* WHAT THIS TASK INVOLVES *
Make an exact copy of the data below, leaving out every picture.
======== RECORD EXCERPTS
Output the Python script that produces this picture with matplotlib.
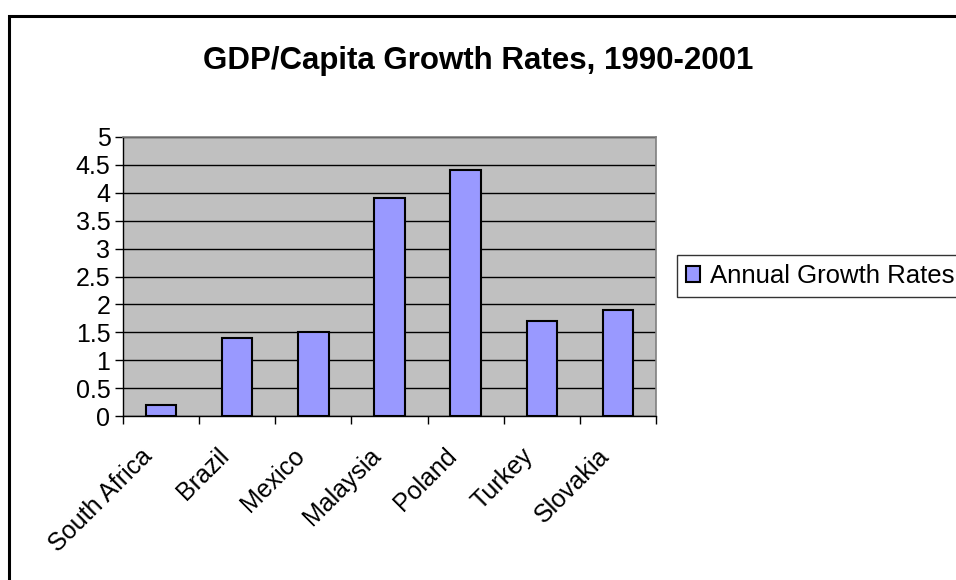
import matplotlib
matplotlib.use('Agg')
import matplotlib.pyplot as plt
import matplotlib.transforms as mtransforms
import numpy as np
from matplotlib.patches import Rectangle

plt.rcParams['font.family'] = ['Liberation Sans', 'DejaVu Sans']

# data
countries = ['South Africa', 'Brazil', 'Mexico', 'Malaysia', 'Poland', 'Turkey', 'Slovakia']
growth = [0.2, 1.4, 1.5, 3.9, 4.4, 1.7, 1.9]
y_ticks = [0, 0.5, 1, 1.5, 2, 2.5, 3, 3.5, 4, 4.5, 5]
y_labels = ['0', '0.5', '1', '1.5', '2', '2.5', '3', '3.5', '4', '4.5', '5']

fig = plt.figure(figsize=(9.56, 5.8), dpi=100)
ax = fig.add_axes([123/956, 1-416/580, (656-123)/956, (416-137)/580])

# outer chart border (runs off the right and bottom edge like the original)
fig.patches.append(Rectangle((9/956, -0.1), 1.2, 1.1 - 16/580, transform=fig.transFigure,
                             fill=False, edgecolor='black', linewidth=2.2, zorder=0))

x = np.arange(len(countries))
ax.set_facecolor('#c0c0c0')
ax.set_axisbelow(True)
ax.yaxis.grid(True, color='black', linewidth=1)
bars = ax.bar(x, growth, width=0.4, color='#9999ff', edgecolor='black', linewidth=1.5,
              label='Annual Growth Rates', zorder=3)

ax.set_xlim(-0.5, len(countries) - 0.5)
ax.set_ylim(0, 5)
ax.set_yticks(y_ticks)
ax.set_yticklabels(y_labels, fontsize=18)

# ticks on category boundaries, labels at centres
ax.set_xticks(np.arange(-0.5, len(countries), 1))
ax.set_xticklabels([])
ax.set_xticks(x, minor=True)
ax.set_xticklabels(countries, minor=True, rotation=45, ha='right', fontsize=18,
                   rotation_mode='anchor')
ax.tick_params(axis='x', which='minor', length=0, pad=20)
ax.tick_params(axis='x', which='major', length=6, color='black', width=1)
ax.tick_params(axis='y', length=6, color='black', width=1, pad=3)

# nudge the rotated labels left so they end just before the bar centre
shift = mtransforms.ScaledTranslation(-0.21, 0, fig.dpi_scale_trans)
for lab in ax.get_xticklabels(minor=True):
    lab.set_transform(lab.get_transform() + shift)

for s in ['top', 'right']:
    ax.spines[s].set_color('#808080')
    ax.spines[s].set_linewidth(1.2)
for s in ['left', 'bottom']:
    ax.spines[s].set_color('black')
    ax.spines[s].set_linewidth(1)

fig.text(0.5, 1 - 61/580, 'GDP/Capita Growth Rates, 1990-2001', ha='center', va='center',
         fontsize=22.5, fontweight='bold')

leg = fig.legend(loc='center left', bbox_to_anchor=(677/956, 1 - 276/580), fontsize=18.5,
                 frameon=True, fancybox=False, edgecolor='black', handlelength=0.55,
                 handleheight=0.55, handletextpad=0.4, borderpad=0.35, borderaxespad=0)
leg.get_frame().set_linewidth(1)

plt.savefig('out.png', dpi=100)
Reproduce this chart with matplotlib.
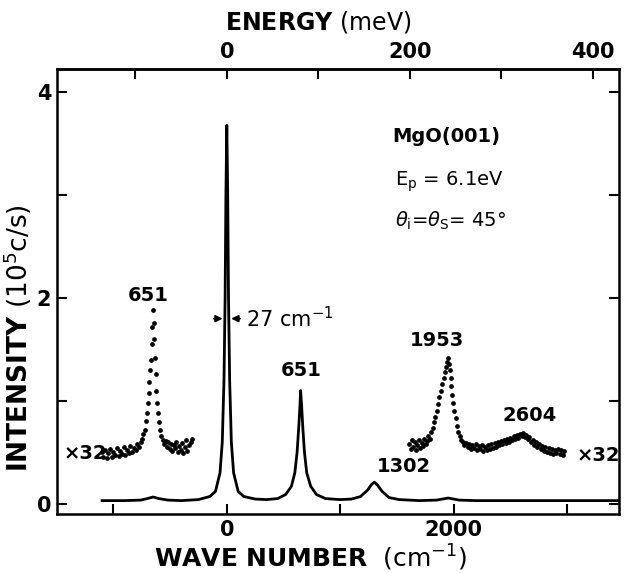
================
* SOLUTION FOR THIS EXERCISE *
Output the Python script that produces this picture with matplotlib.
import matplotlib
matplotlib.use('Agg')
import matplotlib.pyplot as plt
import matplotlib.transforms as mtransforms
import numpy as np
from matplotlib.patches import Rectangle

plt.rcParams['font.family'] = ['Liberation Sans', 'DejaVu Sans']

# data
countries = ['South Africa', 'Brazil', 'Mexico', 'Malaysia', 'Poland', 'Turkey', 'Slovakia']
growth = [0.2, 1.4, 1.5, 3.9, 4.4, 1.7, 1.9]
y_ticks = [0, 0.5, 1, 1.5, 2, 2.5, 3, 3.5, 4, 4.5, 5]
y_labels = ['0', '0.5', '1', '1.5', '2', '2.5', '3', '3.5', '4', '4.5', '5']

fig = plt.figure(figsize=(9.56, 5.8), dpi=100)
ax = fig.add_axes([123/956, 1-416/580, (656-123)/956, (416-137)/580])

# outer chart border (runs off the right and bottom edge like the original)
fig.patches.append(Rectangle((9/956, -0.1), 1.2, 1.1 - 16/580, transform=fig.transFigure,
                             fill=False, edgecolor='black', linewidth=2.2, zorder=0))

x = np.arange(len(countries))
ax.set_facecolor('#c0c0c0')
ax.set_axisbelow(True)
ax.yaxis.grid(True, color='black', linewidth=1)
bars = ax.bar(x, growth, width=0.4, color='#9999ff', edgecolor='black', linewidth=1.5,
              label='Annual Growth Rates', zorder=3)

ax.set_xlim(-0.5, len(countries) - 0.5)
ax.set_ylim(0, 5)
ax.set_yticks(y_ticks)
ax.set_yticklabels(y_labels, fontsize=18)

# ticks on category boundaries, labels at centres
ax.set_xticks(np.arange(-0.5, len(countries), 1))
ax.set_xticklabels([])
ax.set_xticks(x, minor=True)
ax.set_xticklabels(countries, minor=True, rotation=45, ha='right', fontsize=18,
                   rotation_mode='anchor')
ax.tick_params(axis='x', which='minor', length=0, pad=20)
ax.tick_params(axis='x', which='major', length=6, color='black', width=1)
ax.tick_params(axis='y', length=6, color='black', width=1, pad=3)

# nudge the rotated labels left so they end just before the bar centre
shift = mtransforms.ScaledTranslation(-0.21, 0, fig.dpi_scale_trans)
for lab in ax.get_xticklabels(minor=True):
    lab.set_transform(lab.get_transform() + shift)

for s in ['top', 'right']:
    ax.spines[s].set_color('#808080')
    ax.spines[s].set_linewidth(1.2)
for s in ['left', 'bottom']:
    ax.spines[s].set_color('black')
    ax.spines[s].set_linewidth(1)

fig.text(0.5, 1 - 61/580, 'GDP/Capita Growth Rates, 1990-2001', ha='center', va='center',
         fontsize=22.5, fontweight='bold')

leg = fig.legend(loc='center left', bbox_to_anchor=(677/956, 1 - 276/580), fontsize=18.5,
                 frameon=True, fancybox=False, edgecolor='black', handlelength=0.55,
                 handleheight=0.55, handletextpad=0.4, borderpad=0.35, borderaxespad=0)
leg.get_frame().set_linewidth(1)

plt.savefig('out.png', dpi=100)
Reproduce this chart with matplotlib.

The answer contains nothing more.